The value of a label

Every country has different rules that mandate how livestock can be treated. In the U.S., for example, there are some hormones, antibiotics and insecticides that are highly regulated or banned altogether. But just because a certain chemical is banned in the U.S. doesn’t mean it’s not used in other countries that export meat into the U.S., which is one reason why origin labeling can be useful for consumers.

But most consumers aren’t preoccupied by where their meat comes from.
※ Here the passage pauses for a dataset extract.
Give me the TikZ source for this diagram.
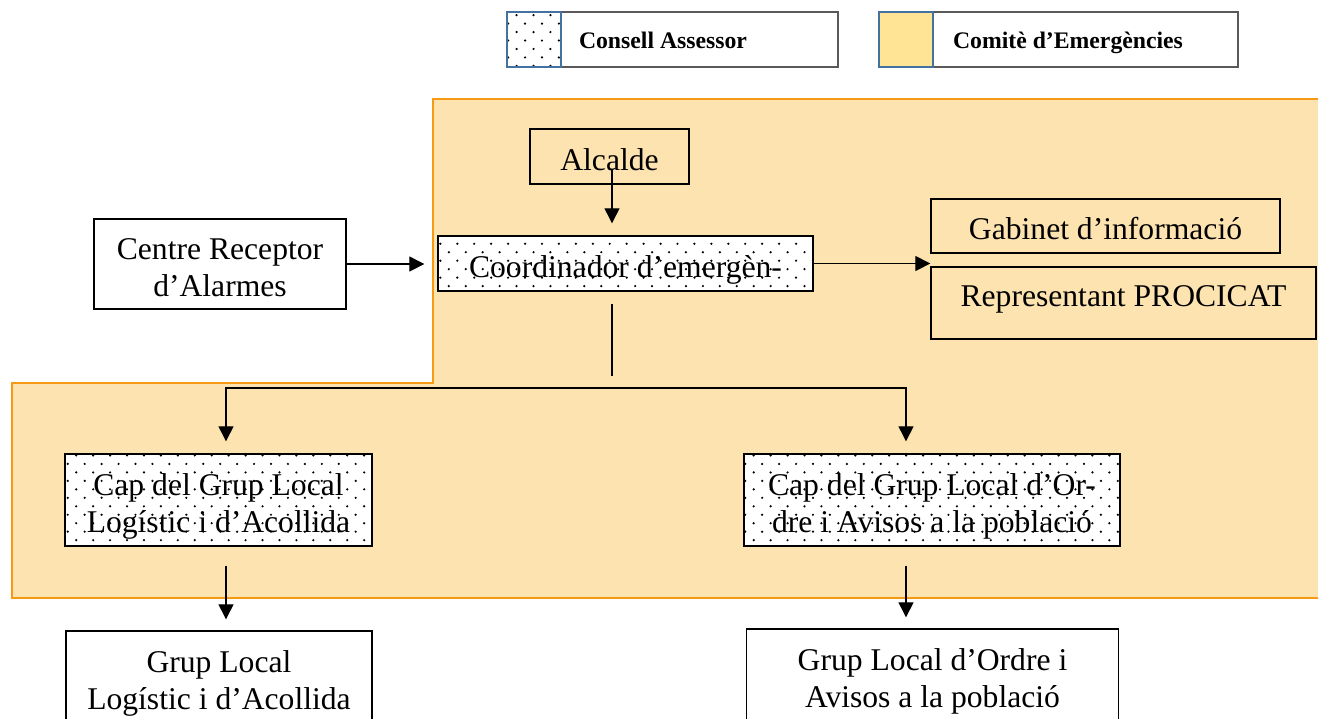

That’s according to Glynn Tonsor, a professor at the University of Kansas who runs the Meat Demand Monitor, a monthly consumer preference survey that’s funded by the Pork and Beef Checkoffs.

Tonsor says origin labeling is usually at the bottom of the priority list that drives purchasing behavior in the grocery store. Price, taste, freshness and safety usually make it to the top of the priority list, he says.
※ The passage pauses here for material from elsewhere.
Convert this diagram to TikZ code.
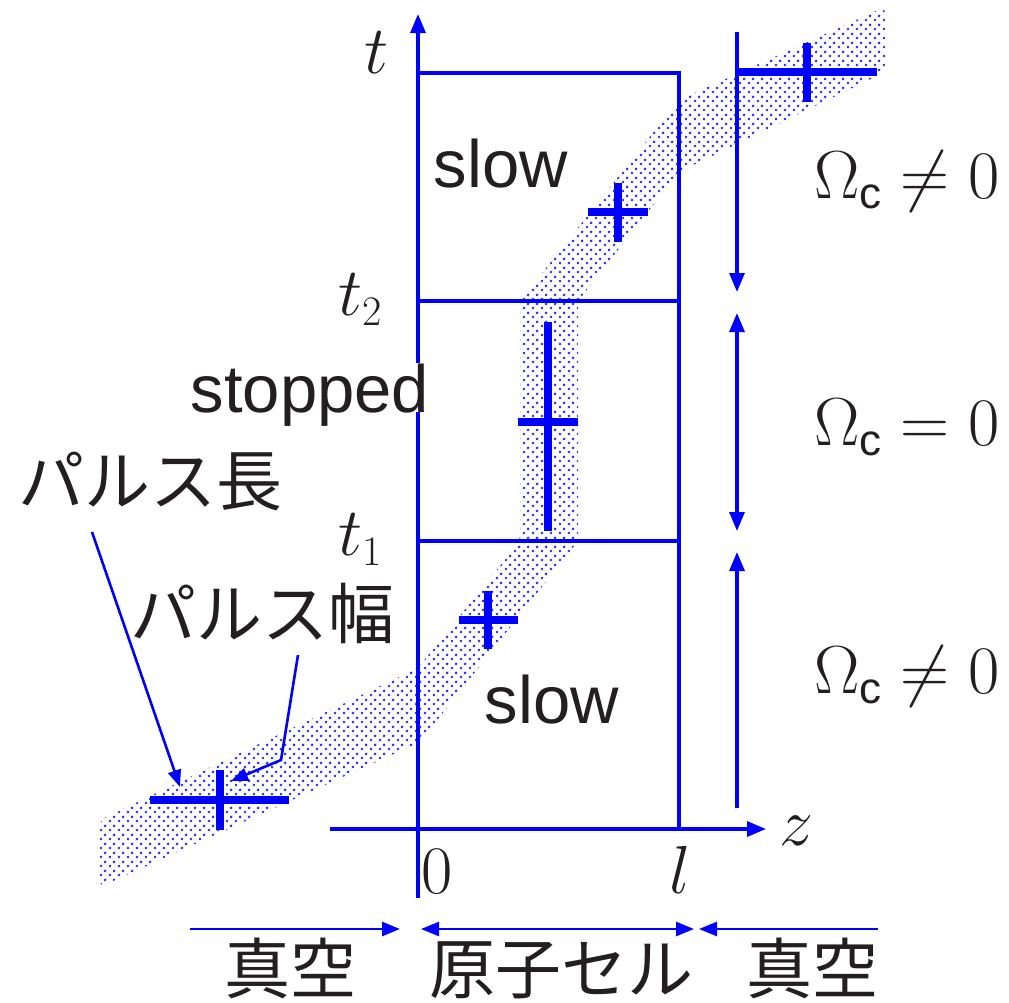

“Even when we had mandatory country-of-origin labeling, the minority of the public even knew we had it,” Tonsor says. “So recognition of the law when it was there was low and there was no evidence of a demand benefit, for both beef and pork.” The survey does not ask why consumers rank the categories the way they do.

Nevertheless, the legislation could still be useful for ranchers like Owen, who says mandatory COOL for beef helped him make more money when it was enacted in 2013.
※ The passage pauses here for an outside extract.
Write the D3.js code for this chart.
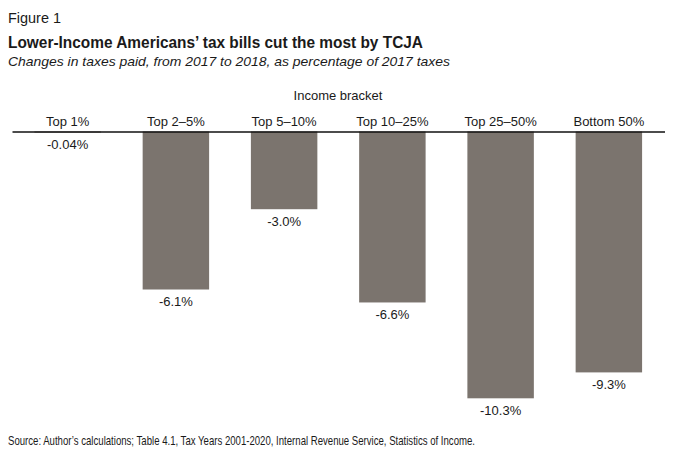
<!DOCTYPE html>
<html><head><meta charset="utf-8">
<script src="https://cdn.jsdelivr.net/npm/d3@7"></script>
<style>
body{margin:0;background:#fff;}
svg{display:block;}
text{font-family:"Liberation Sans",Arial,sans-serif;fill:#1a1a1a;}
</style></head>
<body>
<svg id="chart" width="680" height="468"></svg>
<script>
const categories = ["Top 1%", "Top 2\u20135%", "Top 5\u201310%", "Top 10\u201325%", "Top 25\u201350%", "Bottom 50%"];
const values = [-0.04, -6.1, -3.0, -6.6, -10.3, -9.3];
const valueLabels = ["-0.04%", "-6.1%", "-3.0%", "-6.6%", "-10.3%", "-9.3%"];

const svg = d3.select("#chart");
const W = 680, H = 468;
svg.append("rect").attr("width", W).attr("height", H).attr("fill", "#fff");

const x = d3.scaleBand().domain(categories).range([12, 664.5]).paddingInner(0.386).paddingOuter(0.207);
const y = d3.scaleLinear().domain([0, -10.3]).range([131.5, 398.3]);

// header
svg.append("text").attr("x", 8).attr("y", 23).attr("font-size", 14).text("Figure 1")
  .attr("textLength", 53).attr("lengthAdjust", "spacingAndGlyphs");
svg.append("text").attr("x", 8).attr("y", 48).attr("font-size", 17).attr("font-weight", "bold")
  .attr("textLength", 415).attr("lengthAdjust", "spacingAndGlyphs")
  .text("Lower-Income Americans\u2019 tax bills cut the most by TCJA");
svg.append("text").attr("x", 8).attr("y", 66).attr("font-size", 13.5).attr("font-style", "italic")
  .attr("textLength", 442).attr("lengthAdjust", "spacingAndGlyphs")
  .text("Changes in taxes paid, from 2017 to 2018, as percentage of 2017 taxes");

svg.append("text").attr("x", 338).attr("y", 100).attr("font-size", 13).attr("text-anchor", "middle")
  .text("Income bracket");

// bars
svg.selectAll("rect.bar").data(values).join("rect").attr("class", "bar")
  .attr("x", (d, i) => x(categories[i]))
  .attr("width", x.bandwidth())
  .attr("y", y(0))
  .attr("height", d => y(d) - y(0))
  .attr("fill", "#7b746e");

// axis
const axis = d3.axisTop(x).tickSize(0).tickPadding(6);
const g = svg.append("g").attr("transform", `translate(0,${y(0)})`).call(axis);
g.select(".domain").attr("stroke", "#111").attr("stroke-width", 1.3);
g.selectAll(".tick text").attr("font-size", 13).attr("fill", "#1a1a1a")
  .attr("font-family", "'Liberation Sans',Arial,sans-serif");

// value labels
svg.selectAll("text.val").data(values).join("text").attr("class", "val")
  .attr("x", (d, i) => x(categories[i]) + x.bandwidth() / 2)
  .attr("y", d => y(d) + 16.5)
  .attr("text-anchor", "middle").attr("font-size", 13)
  .text((d, i) => valueLabels[i]);

// source
svg.append("text").attr("x", 8).attr("y", 445).attr("font-size", 13)
  .attr("textLength", 467).attr("lengthAdjust", "spacingAndGlyphs")
  .text("Source: Author\u2019s calculations; Table 4.1, Tax Years 2001-2020, Internal Revenue Service, Statistics of Income.");
</script>
</body></html>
“They killed our COOL law and our prices immediately dropped,” Owen says.

There have been several efforts to reinstate mandatory COOL since 2015, but each reintroduction has failed despite bipartisan congressional support. According to reporting from DTN, there could be a better chance that the American Beef Labeling Act passes this year because it’s co-sponsored by new Senate Majority Leader John Thune (R-SD), but as of this writing, the bill has yet to be introduced on the Senate floor.